Corrugated cardboard is Nike's single-largest material purchase. The shoebox and its shipping carton account for half of Nike packaging. So to reduce packaging waste, Nike took a fresh look at the shoebox.
We applied innovative design to the challenge and came up with various alternatives to the traditional shoe box in order to reduce materials used, thereby reducing weight and cost in shipping.
But examining this solution through a wider lens, we realized many ultimately had a negative overall impact. Consumers anywhere in the world can recycle corrugated shoeboxes. In most markets, however, most of the materials in the innovative designs would not be recyclable. Rather than settle for the win in reduction only, we realized the loop was not closed. Without a universal means of recycling, this was a net addition to waste, not a reduction.

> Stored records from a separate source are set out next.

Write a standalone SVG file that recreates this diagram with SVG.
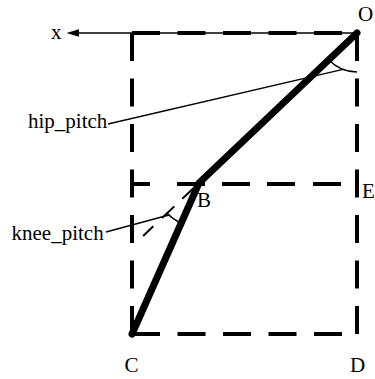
<svg xmlns="http://www.w3.org/2000/svg" width="375" height="379" viewBox="0 0 375 379">
<style>
.frame{fill:none;stroke:#000;stroke-width:4;stroke-dasharray:28 17.5}
.leg{fill:none;stroke:#000;stroke-width:7;stroke-linecap:round;stroke-linejoin:round}
.thin{fill:none;stroke:#000;stroke-width:1.3}
.lbl{font-family:'Liberation Serif','Times New Roman',serif;font-size:21px;fill:#000}
</style>
<rect width="375" height="379" fill="#fff"/>
<g id="axis">
<line class="thin" x1="78" y1="33" x2="357" y2="33"/>
<polygon points="66.5,33 79,29.3 79,36.7" fill="#000"/>
<text class="lbl" font-family="Liberation Serif, serif" x="51" y="39">x</text>
</g>
<g id="frame">
<path class="frame" d="M132,33 H357"/>
<path class="frame" d="M132,334 H357"/>
<path class="frame" d="M132,33 V334"/>
<path class="frame" d="M357,33 V334"/>
<path class="frame" d="M132,184 H357" style="stroke-dasharray:18 27 28 17 28 17 28 18 28 20"/>
</g>
<g id="connectors">
<path class="thin" d="M199,183 L141.5,237.5" style="stroke-width:2;stroke-dasharray:23 11 17 12 14"/>
<path class="thin" d="M328.7,59.8 A39,39 0 0 0 357,72"/>
<path class="thin" d="M167.1,213.3 A44,44 0 0 0 181.1,223.2"/>
<line class="thin" x1="108" y1="124" x2="343" y2="69.4"/>
<line class="thin" x1="106" y1="232" x2="169" y2="215"/>
</g>
<g id="legs">
<polyline class="leg" points="357,33 199,183 132,334"/>
</g>
<g id="O"><text class="lbl" x="358" y="21">O</text></g>
<g id="B"><text class="lbl" x="197" y="207">B</text></g>
<g id="C"><text class="lbl" x="124.5" y="372">C</text></g>
<g id="D"><text class="lbl" x="350" y="372">D</text></g>
<g id="E"><text class="lbl" x="362" y="198">E</text></g>
<g id="hip_pitch"><text class="lbl" x="28" y="128">hip_pitch</text></g>
<g id="knee_pitch"><text class="lbl" x="11.5" y="240">knee_pitch</text></g>
</svg>
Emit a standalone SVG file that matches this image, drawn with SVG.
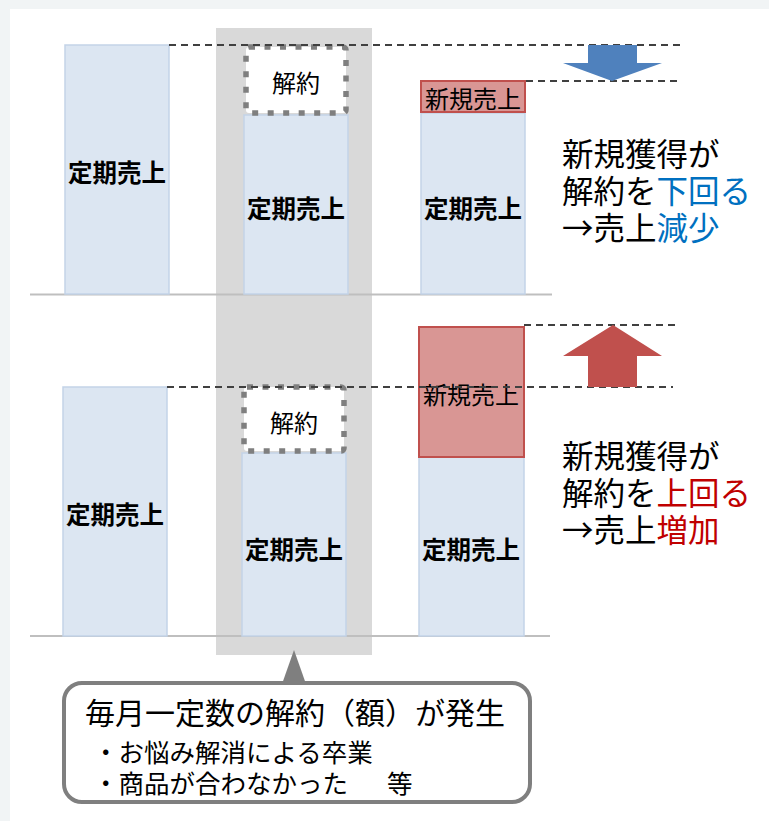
<svg xmlns="http://www.w3.org/2000/svg" width="769" height="821" viewBox="0 0 769 821">
<style>
text{font-family:"Noto Sans CJK JP","Noto Sans",sans-serif;fill:#000}
.bar{fill:#dce6f2;stroke:#c3d3e8;stroke-width:1.5}
.lbl{font-size:24.5px;font-weight:bold;text-anchor:middle;dominant-baseline:central}
.red{fill:#d99694;stroke:#c0504d;stroke-width:2}
.rl{font-size:24px;text-anchor:middle;dominant-baseline:central}
.cancel{fill:#fff;stroke:#7f7f7f;stroke-width:5.5;stroke-dasharray:6 9.5}
.dash{stroke:#404040;stroke-width:1.8;stroke-dasharray:7 5;fill:none}
.base{stroke:#bfbfbf;stroke-width:2}
.side{font-size:31.5px}
.blue{fill:#0070c0}
.crim{fill:#c00000}
</style>
<rect x="0" y="0" width="769" height="821" fill="#f1f4f5"/>
<rect x="10" y="9" width="759" height="812" fill="#fff"/>
<g id="column"><rect x="216" y="28" width="156" height="627" fill="#d9d9d9"/></g>
<g id="baselines">
<line class="base" x1="30" y1="294.5" x2="552" y2="294.5"/>
<line class="base" x1="30" y1="636" x2="550" y2="636"/>
</g>
<g id="top-bar1"><rect class="bar" x="65" y="45" width="104" height="249"/><text class="lbl" x="117" y="171">定期売上</text></g>
<g id="top-bar2"><rect class="bar" x="244" y="115" width="104" height="179"/><text class="lbl" x="296" y="207">定期売上</text></g>
<g id="top-cancel"><rect class="cancel" x="246" y="47" width="100" height="66" rx="3"/><text class="rl" x="296" y="81">解約</text></g>
<g id="top-bar3"><rect class="bar" x="421" y="113" width="104" height="181"/><text class="lbl" x="473" y="207">定期売上</text></g>
<g id="top-new"><rect class="red" x="421" y="81" width="104" height="31"/><text class="rl" x="473" y="97">新規売上</text></g>
<g id="bot-bar1"><rect class="bar" x="63" y="387" width="104" height="249"/><text class="lbl" x="115" y="513">定期売上</text></g>
<g id="bot-bar2"><rect class="bar" x="242" y="453" width="104" height="183"/><text class="lbl" x="294" y="548">定期売上</text></g>
<g id="bot-cancel"><rect class="cancel" x="244" y="387" width="100" height="64" rx="3"/><text class="rl" x="294" y="421">解約</text></g>
<g id="bot-bar3"><rect class="bar" x="419" y="457" width="105" height="179"/><text class="lbl" x="471" y="548">定期売上</text></g>
<g id="bot-new"><rect class="red" x="419" y="327" width="105" height="130"/><text class="rl" x="471" y="393">新規売上</text></g>
<g id="connectors">
<line class="dash" x1="169" y1="45" x2="681" y2="45"/>
<line class="dash" x1="526" y1="81" x2="682" y2="81"/>
<line class="dash" x1="524" y1="325" x2="679" y2="325"/>
<line class="dash" x1="167" y1="387" x2="673" y2="387"/>
<polygon points="588,45 637,45 637,63 662,63 612,81 563,63 588,63" fill="#4f81bd"/>
<polygon points="613,325 662,356 637,356 637,387 588,387 588,356 563,356" fill="#c0504d"/>
</g>
<g id="note-top">
<text class="side" x="562" y="166">新規獲得が</text>
<text class="side" x="562" y="203">解約を<tspan class="blue">下回る</tspan></text>
<text class="side" x="562" y="240">→売上<tspan class="blue">減少</tspan></text>
</g>
<g id="note-bottom">
<text class="side" x="562" y="468">新規獲得が</text>
<text class="side" x="562" y="505">解約を<tspan class="crim">上回る</tspan></text>
<text class="side" x="562" y="542">→売上<tspan class="crim">増加</tspan></text>
</g>
<g id="callout">
<polygon points="294,650 306,684 282,684" fill="#7f7f7f"/>
<rect x="64" y="683" width="466" height="119" rx="18" fill="#fff" stroke="#7f7f7f" stroke-width="4"/>
<text x="85" y="711" font-size="30" dominant-baseline="central">毎月一定数の解約（額）が発生</text>
<text x="93" y="750" font-size="25.5" dominant-baseline="central">・お悩み解消による卒業</text>
<text x="93" y="781" font-size="25.5" dominant-baseline="central">・商品が合わなかった<tspan x="387">等</tspan></text>
</g>
</svg>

So we went back to the drawing board, with the box's full lifecycle in perspective. We started again, focusing on ways to reduce weight and materials. Through innovative reengineering, we developed a shoe box that is anticipated to use 30 percent less material than a 1995 vintage box, our first 100-percent recycled-content box.
Nike will begin using these shoe boxes in 2011, saving the equivalent of 200,000 trees annually.
The reengineered shoe box is fully recycled and recyclable, lighter weight and stronger. The weight reductions translate to reductions in greenhouse gas and overall embedded energy.
Nike launched the box on Earth Day 2009 with the introduction of Steve Nash's Nike Zoom MVP Trash Talk. The box held a classic hoop shoe designed for performance and using scrap materials.
We have also applied this innovative thinking to shipping cartons. The new lightweight shoe boxes will be shipped in cartons that are nearly 20 percent lighter than their predecessors.
We anticipate the new footwear and shipping boxes will be released throughout Nike brand by FY11 and will translate to an annual savings of nearly 12,000 metric tons of cardboard or the equivalent of 200,000 trees annually.
We are exploring other reductions: changing shoe box sizes to better fit the shoes they hold, reducing wrapping tissue and reducing other packaging such as polybags used for samples.
The pouch concept may be viable in the future, so we are keeping the idea on hold. Someday, as material availability and recycling systems improve, the shoebox may be a thing of the past.
We continue to look for solutions that can be applied across our products and can be tested and prove results. We also aim to find solutions that deliver clear cost savings.